Short exercise »
Among these lines, how many include "page"? Answer only with the number.

Rows from a dataset of charts and code
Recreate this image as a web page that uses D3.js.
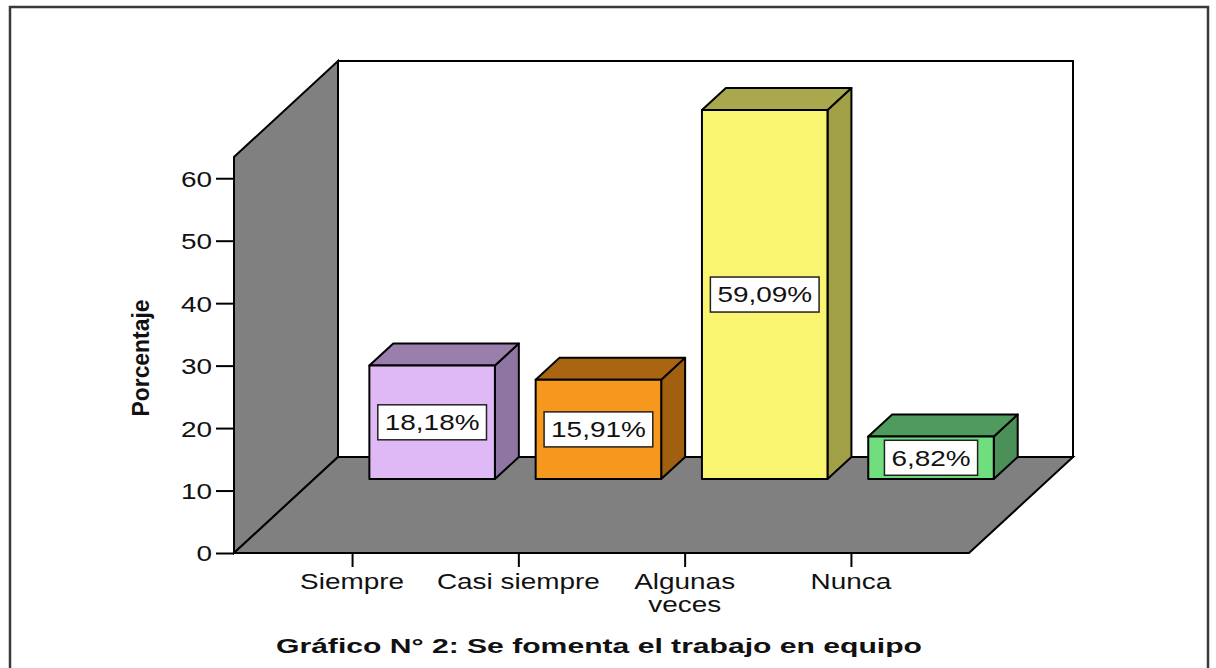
<!DOCTYPE html>
<html>
<head>
<meta charset="utf-8">
<script src="https://cdn.jsdelivr.net/npm/d3@7"></script>
<style>
  body { margin: 0; background: #fff; }
  svg { display: block; }
  text { font-family: "Liberation Sans", Arial, sans-serif; fill: #111; }
</style>
</head>
<body>
<svg id="chart" width="1216" height="668"></svg>
<script>
// data
var categories = ["Siempre", "Casi siempre", "Algunas veces", "Nunca"];
var categoryLines = [["Siempre"], ["Casi siempre"], ["Algunas", "veces"], ["Nunca"]];
var percentages = [18.18, 15.91, 59.09, 6.82];
var yTicks = [0, 10, 20, 30, 40, 50, 60];
var frontColors = ["#dfb9f5", "#f7981e", "#faf570", "#70dd7f"];
var topColors = ["#9a7fad", "#a96512", "#aaa84c", "#4f9a5d"];
var sideColors = ["#8f75a1", "#a15f10", "#a2a046", "#4a9058"];
var titleText = "Gráfico N° 2: Se fomenta el trabajo en equipo";
var yLabel = "Porcentaje";

var svg = d3.select("#chart");
var stretch = 1.27;   // the original's text is drawn wide

// outer frame
svg.append("rect").attr("x", 10).attr("y", 7).attr("width", 1198).attr("height", 720)
  .attr("fill", "none").attr("stroke", "#3a3a3a").attr("stroke-width", 2.5);

// front plane of the 3D box
var x0 = 234, x1 = 969, base = 553;
var depthX = 104, depthY = 96;     // full depth of the floor
var barDepth0 = 0.77, barDepth1 = 1.0;

var x = d3.scalePoint().domain(categories).range([x0, x1]).padding(0.71);
var barW = x.step() * 0.755;
var h = d3.scaleLinear().domain([0, 63.4]).range([0, 396]);
var yAxisScale = d3.scaleLinear().domain([0, 63.4]).range([base, base - 396]);

function proj(px, v, d) {
  return [px + d * depthX, base - h(v) - d * depthY];
}
function poly(pts) {
  return "M" + pts.map(function(p) { return p.join(","); }).join("L") + "Z";
}

var vmax = h.domain()[1];

// back wall
svg.append("path")
  .attr("d", poly([proj(x0, 0, 1), proj(x1, 0, 1), proj(x1, vmax, 1), proj(x0, vmax, 1)]))
  .attr("fill", "#fff").attr("stroke", "#000").attr("stroke-width", 2);

// left wall
svg.append("path")
  .attr("d", poly([proj(x0, 0, 0), proj(x0, 0, 1), proj(x0, vmax, 1), proj(x0, vmax, 0)]))
  .attr("fill", "#808080").attr("stroke", "#000").attr("stroke-width", 2);

// floor
svg.append("path")
  .attr("d", poly([proj(x0, 0, 0), proj(x1, 0, 0), proj(x1, 0, 1), proj(x0, 0, 1)]))
  .attr("fill", "#808080").attr("stroke", "#000").attr("stroke-width", 2);

// y axis
var yAxis = svg.append("g").attr("transform", "translate(" + x0 + ",0)")
  .call(d3.axisLeft(yAxisScale).tickValues(yTicks).tickSize(18).tickPadding(4));
yAxis.select(".domain").remove();
yAxis.selectAll(".tick line").attr("stroke", "#000").attr("stroke-width", 2);
yAxis.selectAll(".tick text")
  .attr("font-family", "Liberation Sans").attr("font-size", 22).attr("fill", "#111")
  .attr("x", -22 / stretch).attr("dy", "0.36em")
  .attr("transform", "scale(" + stretch + ",1)");

// x axis ticks
var xAxis = svg.append("g").attr("transform", "translate(0," + base + ")")
  .call(d3.axisBottom(x).tickSize(14).tickFormat(""));
xAxis.select(".domain").remove();
xAxis.selectAll(".tick line").attr("stroke", "#000").attr("stroke-width", 2);

var catLabels = svg.append("g").selectAll("text").data(categories).enter().append("text")
  .attr("text-anchor", "middle").attr("font-size", 22)
  .attr("transform", function(d) { return "translate(" + x(d) + ",589) scale(" + stretch + ",1)"; });
catLabels.each(function(d, i) {
  var t = d3.select(this);
  categoryLines[i].forEach(function(line, j) {
    t.append("tspan").attr("x", 0).attr("dy", j == 0 ? 0 : 23).text(line);
  });
});

// bars
var fmt = d3.formatLocale({decimal: ",", thousands: ".", grouping: [3], currency: ["", ""]}).format(".2f");

var bars = svg.append("g").selectAll("g").data(percentages).enter().append("g");
bars.each(function(v, i) {
  var g = d3.select(this);
  var left = x(categories[i]) - barW / 2, right = left + barW;
  var front = [proj(left, 0, barDepth0), proj(right, 0, barDepth0), proj(right, v, barDepth0), proj(left, v, barDepth0)];
  var top = [proj(left, v, barDepth0), proj(right, v, barDepth0), proj(right, v, barDepth1), proj(left, v, barDepth1)];
  var side = [proj(right, 0, barDepth0), proj(right, 0, barDepth1), proj(right, v, barDepth1), proj(right, v, barDepth0)];
  g.append("path").attr("d", poly(side)).attr("fill", sideColors[i]).attr("stroke", "#000").attr("stroke-width", 2).attr("stroke-linejoin", "round");
  g.append("path").attr("d", poly(top)).attr("fill", topColors[i]).attr("stroke", "#000").attr("stroke-width", 2).attr("stroke-linejoin", "round");
  g.append("path").attr("d", poly(front)).attr("fill", frontColors[i]).attr("stroke", "#000").attr("stroke-width", 2).attr("stroke-linejoin", "round");

  // value label in a white box
  var cx = (front[0][0] + front[1][0]) / 2;
  var cy = (front[0][1] + front[3][1]) / 2;
  var box = g.append("rect").attr("fill", "#fff").attr("stroke", "#222").attr("stroke-width", 1.5);
  var txt = g.append("text").attr("x", 0).attr("y", 0).attr("dy", "0.36em")
    .attr("transform", "translate(" + cx + "," + cy + ") scale(" + stretch + ",1)")
    .attr("text-anchor", "middle").attr("font-size", 22)
    .attr("fill", "#222").text(fmt(v) + "%");
  var tw = txt.node().getComputedTextLength() * stretch;
  box.attr("x", cx - tw / 2 - 7).attr("y", cy - 17.5).attr("width", tw + 14).attr("height", 35);
});

// y axis title
svg.append("text")
  .attr("transform", "translate(149,358) rotate(-90)")
  .attr("text-anchor", "middle").attr("font-weight", "bold").attr("font-size", 23)
  .attr("textLength", 117).attr("lengthAdjust", "spacingAndGlyphs")
  .text(yLabel);

// chart title
svg.append("text")
  .attr("x", 599).attr("y", 653)
  .attr("text-anchor", "middle").attr("font-weight", "bold").attr("font-size", 21)
  .attr("textLength", 646).attr("lengthAdjust", "spacingAndGlyphs")
  .text(titleText);
</script>
</body>
</html>
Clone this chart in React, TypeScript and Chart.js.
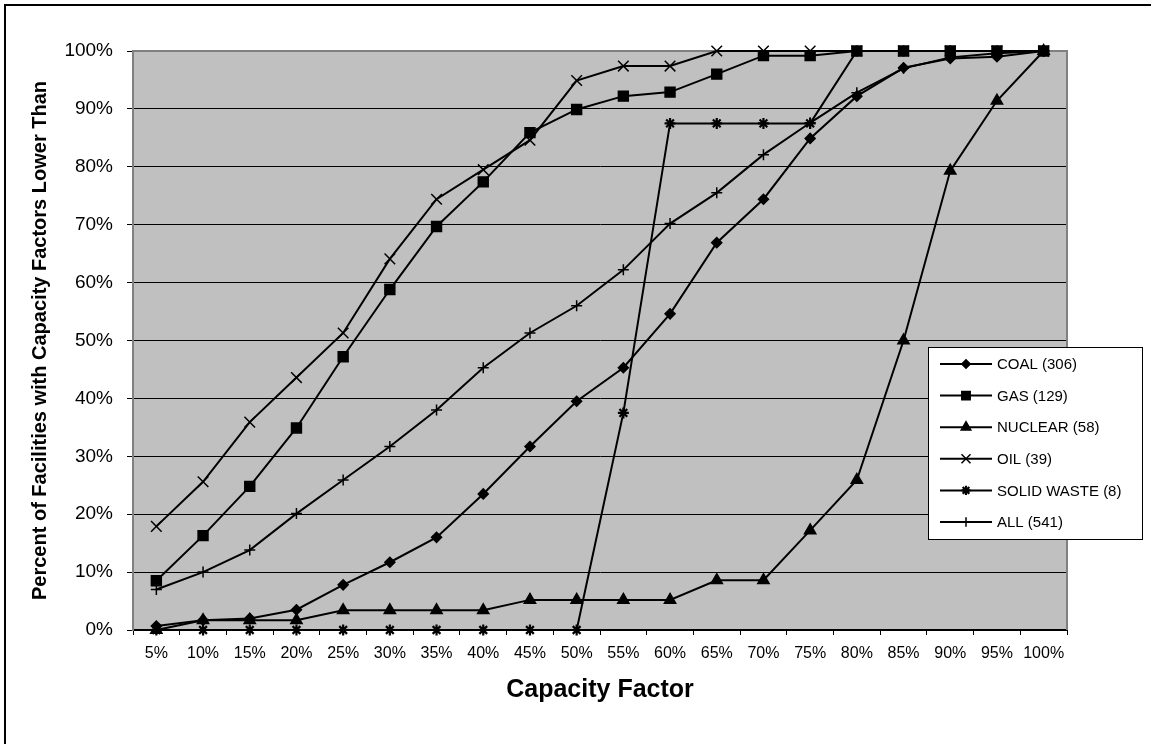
import React, { useEffect, useRef } from "react";
import { Chart, registerables } from "chart.js";
import { drawPoint } from "chart.js/helpers";

Chart.register(...registerables);

const categories = ["5%", "10%", "15%", "20%", "25%", "30%", "35%", "40%", "45%", "50%", "55%", "60%", "65%", "70%", "75%", "80%", "85%", "90%", "95%", "100%"];
const coal = [0.7, 1.7, 2.0, 3.5, 7.8, 11.7, 16.0, 23.5, 31.7, 39.5, 45.3, 54.6, 66.9, 74.4, 84.9, 92.2, 97.1, 98.7, 99.0, 100];
const gas = [8.5, 16.3, 24.8, 34.9, 47.2, 58.8, 69.7, 77.4, 85.9, 89.9, 92.2, 92.9, 96.0, 99.2, 99.2, 100, 100, 100, 100, 100];
const nuclear = [0, 1.7, 1.7, 1.7, 3.4, 3.4, 3.4, 3.4, 5.2, 5.2, 5.2, 5.2, 8.6, 8.6, 17.2, 25.9, 50.0, 79.3, 91.4, 100];
const oil = [17.9, 25.6, 35.9, 43.6, 51.3, 64.1, 74.4, 79.5, 84.6, 94.9, 97.4, 97.4, 100, 100, 100, 100, 100, 100, 100, 100];
const solidWaste = [0, 0, 0, 0, 0, 0, 0, 0, 0, 0, 37.5, 87.5, 87.5, 87.5, 87.5, 100, 100, 100, 100, 100];
const all = [7.0, 10.0, 13.8, 20.1, 25.9, 31.7, 38.0, 45.3, 51.3, 56.0, 62.2, 70.2, 75.5, 82.1, 87.6, 92.8, 97.0, 98.9, 99.6, 100];

const seriesLabels = ["COAL (306)", "GAS (129)", "NUCLEAR (58)", "OIL (39)", "SOLID WASTE (8)", "ALL (541)"];
const yTitle = "Percent of Facilities with Capacity Factors Lower Than";
const xTitle = "Capacity Factor";

const FONT = "'Liberation Sans', Arial, sans-serif";

const plotBg = {
  id: "plotBg",
  beforeDraw(chart: any) {
    const { ctx, chartArea: a } = chart;
    ctx.save();
    ctx.fillStyle = "#000";
    ctx.fillRect(4, 4, 2, chart.height);
    ctx.fillRect(4, 4, chart.width, 2);
    ctx.fillStyle = "#C0C0C0";
    ctx.fillRect(a.left, a.top, a.right - a.left, a.bottom - a.top);
    ctx.restore();
  },
  beforeDatasetsDraw(chart: any) {
    const { ctx, chartArea: a } = chart;
    ctx.save();
    ctx.strokeStyle = "#808080";
    ctx.lineWidth = 2;
    ctx.beginPath();
    ctx.moveTo(a.left, a.top);
    ctx.lineTo(a.right, a.top);
    ctx.lineTo(a.right, a.bottom);
    ctx.stroke();
    ctx.restore();
  },
};

const customLegend = {
  id: "customLegend",
  afterDraw(chart: any) {
    const { ctx } = chart;
    const left = 928, top = 347, right = 1142, bottom = 539;
    ctx.save();
    ctx.fillStyle = "#fff";
    ctx.fillRect(left, top, right - left, bottom - top);
    ctx.strokeStyle = "#000";
    ctx.lineWidth = 1;
    ctx.strokeRect(left + 0.5, top + 0.5, right - left, bottom - top);
    const n = chart.data.datasets.length;
    const step = (bottom - top - 34) / (n - 1);
    chart.data.datasets.forEach((ds: any, i: number) => {
      const y = top + 17 + i * step;
      ctx.strokeStyle = "#000";
      ctx.lineWidth = 2;
      ctx.beginPath();
      ctx.moveTo(940, y);
      ctx.lineTo(992, y);
      ctx.stroke();
      ctx.fillStyle = "#000";
      ctx.strokeStyle = "#000";
      ctx.lineWidth = ds.pointBorderWidth;
      drawPoint(ctx, { pointStyle: ds.pointStyle, radius: ds.pointRadius * 0.85, rotation: 0, borderWidth: ds.pointBorderWidth }, 966, y);
      ctx.fillStyle = "#000";
      ctx.font = `15px ${FONT}`;
      ctx.textBaseline = "middle";
      ctx.textAlign = "left";
      ctx.fillText(ds.label, 997, y + 1);
    });
    ctx.restore();
  },
};

export default function App() {
  const ref = useRef<HTMLCanvasElement>(null);
  useEffect(() => {
    document.body.style.margin = "0";
    const mk = (label: string, data: number[], pointStyle: string, r: number, bw = 1.5) => ({
      label,
      data,
      borderColor: "#000",
      backgroundColor: "#000",
      borderWidth: 2,
      pointStyle,
      pointRadius: r,
      pointBackgroundColor: "#000",
      pointBorderColor: "#000",
      pointBorderWidth: bw,
      tension: 0,
      clip: 10,
    });
    const chart = new Chart(ref.current!, {
      type: "line",
      data: {
        labels: categories,
        datasets: [
          mk(seriesLabels[0], coal, "rectRot", 5),
          mk(seriesLabels[1], gas, "rect", 7),
          mk(seriesLabels[2], nuclear, "triangle", 6.5),
          mk(seriesLabels[3], oil, "crossRot", 7.5),
          mk(seriesLabels[4], solidWaste, "star", 5.5, 2.2),
          mk(seriesLabels[5], all, "cross", 5.5),
        ] as any,
      },
      options: {
        responsive: false,
        animation: false,
        devicePixelRatio: 1,
        layout: { padding: { left: 0, top: 51, right: 84, bottom: 0 } },
        plugins: { legend: { display: false }, tooltip: { enabled: false } },
        scales: {
          x: {
            type: "category",
            offset: true,
            grid: { offset: true, drawOnChartArea: false, drawTicks: true, tickLength: 5, tickColor: "#000", lineWidth: 1 },
            border: { display: true, color: "#000", width: 2 },
            ticks: { color: "#000", font: { family: FONT, size: 16 }, maxRotation: 0, minRotation: 0, autoSkip: false, padding: 9 },
            title: { display: true, text: xTitle, color: "#000", font: { family: FONT, size: 25, weight: "bold" }, padding: { top: 0, bottom: 39 } },
            afterFit: (s: any) => { s.height = 114; },
          },
          y: {
            min: 0,
            max: 100,
            ticks: { stepSize: 10, color: "#000", font: { family: FONT, size: 19 }, padding: 14, callback: (v: any) => v + "%" },
            grid: {
              color: (c: any) => (c.tick && c.tick.value === 100 ? "#808080" : "#000"),
              lineWidth: 1,
              tickLength: 6,
              tickColor: "#000",
            },
            border: { display: true, color: "#808080", width: 2 },
            title: { display: true, text: yTitle, color: "#000", font: { family: FONT, size: 20, weight: "bold" }, padding: { top: 28, bottom: 0 } },
            afterFit: (s: any) => { s.width = 133; },
          },
        },
      } as any,
      plugins: [plotBg, customLegend],
    });
    return () => chart.destroy();
  }, []);
  return <canvas ref={ref} width={1151} height={744} style={{ display: "block" }} />;
}
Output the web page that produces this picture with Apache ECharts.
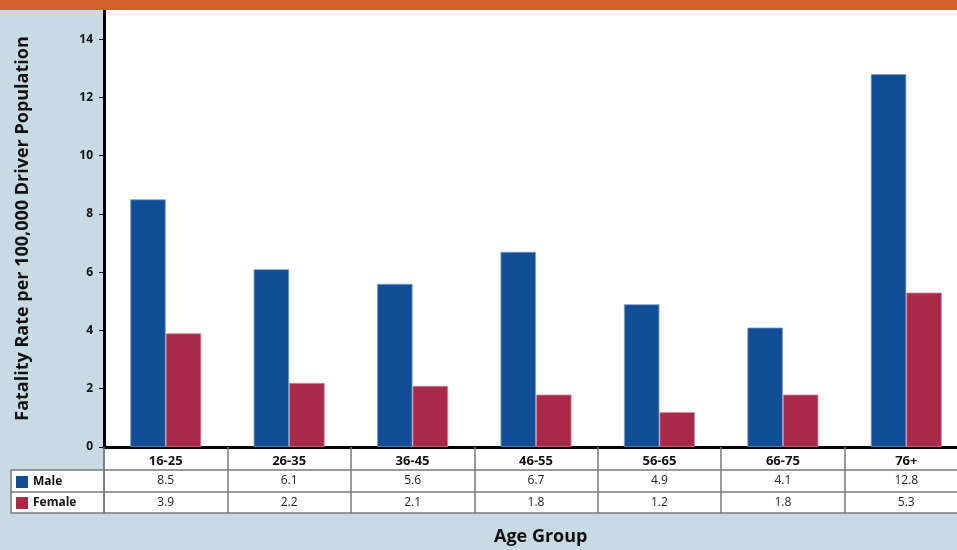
<!DOCTYPE html>
<html>
<head>
<meta charset="utf-8">
<script src="https://cdn.jsdelivr.net/npm/echarts@6/dist/echarts.min.js"></script>
<style>
  html, body { margin: 0; padding: 0; background: #c8dbe5; overflow: hidden; }
  /* the plot runs a little past the right edge of the picture, so the canvas is wider than the window */
  #chart { width: 968px; height: 550px; }
</style>
</head>
<body>
<div id="chart"></div>
<script>
const ageGroups = ['16-25', '26-35', '36-45', '46-55', '56-65', '66-75', '76+'];
const maleRates = [8.5, 6.1, 5.6, 6.7, 4.9, 4.1, 12.8];
const femaleRates = [3.9, 2.2, 2.1, 1.8, 1.2, 1.8, 5.3];
const yTicks = [0, 2, 4, 6, 8, 10, 12, 14];

const FONT = '"Open Sans", "Noto Sans", sans-serif';
const MALE = '#124e96';
const FEMALE = '#a82a48';
const TABLE_LINE = '#7a7a7a';

const chart = echarts.init(document.getElementById('chart'), null, { renderer: 'canvas' });

function valueAxis(values, offset) {
  return {
    type: 'category',
    position: 'bottom',
    offset: offset,
    data: values.map((v) => v.toFixed(1)),
    axisLine: { show: true, lineStyle: { color: TABLE_LINE, width: 1.5 } },
    axisTick: { show: false },
    axisLabel: { color: '#222', fontFamily: FONT, fontSize: 12, margin: 5 }
  };
}

chart.setOption({
  backgroundColor: '#c8dbe5',
  animation: false,
  textStyle: { fontFamily: FONT },
  grid: {
    left: 104, right: 0, top: 10, bottom: 103,
    show: true, backgroundColor: '#ffffff', borderWidth: 0
  },
  legend: {
    orient: 'vertical',
    left: 11, top: 471, padding: [5, 5, 5, 5],
    itemWidth: 12, itemHeight: 12, itemGap: 9,
    icon: 'rect',
    selectedMode: false,
    itemStyle: { borderWidth: 0 },
    data: ['Male', 'Female'],
    textStyle: { color: '#111', fontWeight: 'bold', fontSize: 12, fontFamily: FONT, lineHeight: 12 }
  },
  xAxis: [
    {
      type: 'category',
      position: 'bottom',
      data: ageGroups,
      axisLine: { show: true, lineStyle: { color: '#000', width: 3 } },
      axisTick: { show: true, inside: false, length: 66, lineStyle: { color: TABLE_LINE, width: 1.5 } },
      axisLabel: { color: '#111', fontWeight: 'bold', fontSize: 13, fontFamily: FONT, margin: 8 }
    },
    valueAxis(maleRates, 23),
    valueAxis(femaleRates, 45)
  ],
  yAxis: {
    type: 'value',
    min: 0, max: 15,
    name: 'Fatality Rate per 100,000 Driver Population',
    nameLocation: 'middle',
    nameGap: 72,
    nameTextStyle: { color: '#111', fontWeight: 'bold', fontSize: 18, fontFamily: FONT },
    axisLine: { show: true, lineStyle: { color: '#000', width: 3 } },
    axisTick: { show: true, length: 5, customValues: yTicks, lineStyle: { color: '#000', width: 1 } },
    axisLabel: { customValues: yTicks, color: '#111', fontWeight: 'bold', fontSize: 12, fontFamily: FONT, margin: 11 },
    splitLine: { show: false }
  },
  series: [
    {
      name: 'Male', type: 'bar', data: maleRates,
      barWidth: 35.5, barGap: '0%',
      itemStyle: { color: MALE, borderColor: '#7d9fcc', borderWidth: 0.8 }
    },
    {
      name: 'Female', type: 'bar', data: femaleRates,
      barWidth: 35.5, barGap: '0%',
      itemStyle: { color: FEMALE, borderColor: '#d48a9c', borderWidth: 0.8 }
    }
  ],
  graphic: [
    { type: 'rect', left: 0, top: 0, shape: { width: 968, height: 10 }, style: { fill: '#d35f2a' }, z: 10 },
    {
      type: 'rect', z: -1, silent: true,
      shape: { x: 104, y: 447, width: 864, height: 66 },
      style: { fill: '#ffffff', stroke: TABLE_LINE, lineWidth: 1.5 }
    },
    {
      type: 'rect', z: -1, silent: true,
      shape: { x: 11, y: 470, width: 93, height: 43 },
      style: { fill: '#ffffff', stroke: TABLE_LINE, lineWidth: 1.5 }
    },
    {
      type: 'line', z: -1, silent: true,
      shape: { x1: 11, y1: 492, x2: 104, y2: 492 },
      style: { stroke: TABLE_LINE, lineWidth: 1.5 }
    },
    {
      type: 'text', left: 494, top: 528,
      style: { text: 'Age Group', fill: '#111', font: 'bold 18px ' + FONT }
    }
  ]
});
</script>
</body>
</html>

Response to the task »
2